Chris hit my books out of my hand and pushed me into the brick wall. My glasses fell to the ground.
He laughed. “You’re such a nerd.”
He and his brother ran off, laughing. I picked my books off the ground in disbelief.
I found my dad hunched over textbooks at our semi-circle kitchen table in our living room when I walked in the door. He hadn’t looked up.
“Daddy?” My voice trembled.
“What happened?” He stood. “Who hurt you?”
“Some boys jumped me.”
I knew the word because he and my mom watched 21 Jump Street sometimes while my mom braided my hair at night. I was told to keep my head down for most of the show, but I could still hear everything going on. And usually when someone was pushed around in the street and hurt, they said they were jumped.

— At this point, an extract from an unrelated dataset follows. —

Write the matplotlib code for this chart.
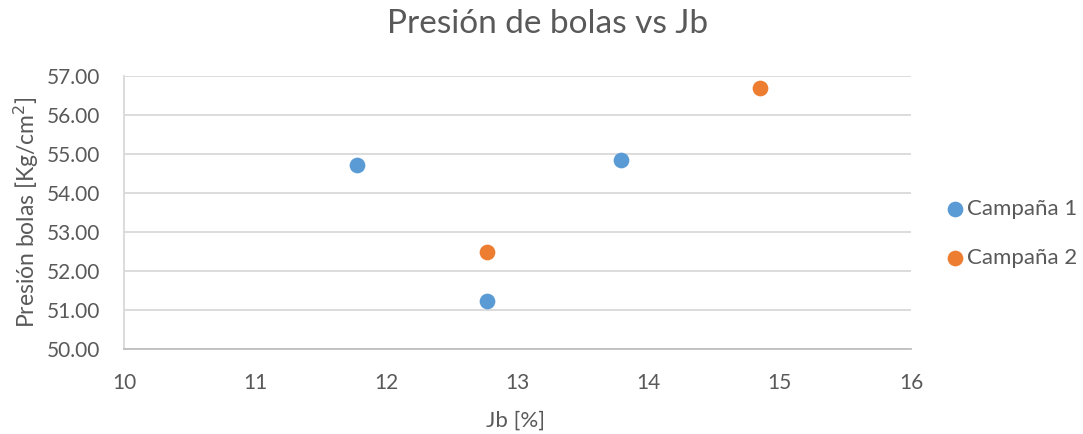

“You know where they live?” My dad asked, getting up and heading out the door.
“Yeah.” My dad stood 6 feet tall and five inches. I tried to keep up with his long strides as we crossed through two playgrounds to their courtyard, filling in the details of what happened on the way.
His face seemed to get more rigid as I spoke, his eyes smaller, his lips pierced more together, his cheeks more full of air.
The two brothers lived on the second floor in the building as well, actually in the corresponding apartment to ours. When we knocked, a woman answered. Her hair a dirtier blond than her son’s. I’d never seen her before. I’d only seen them escape here from time to time.
“Your sons jumped my daughter,” my dad said.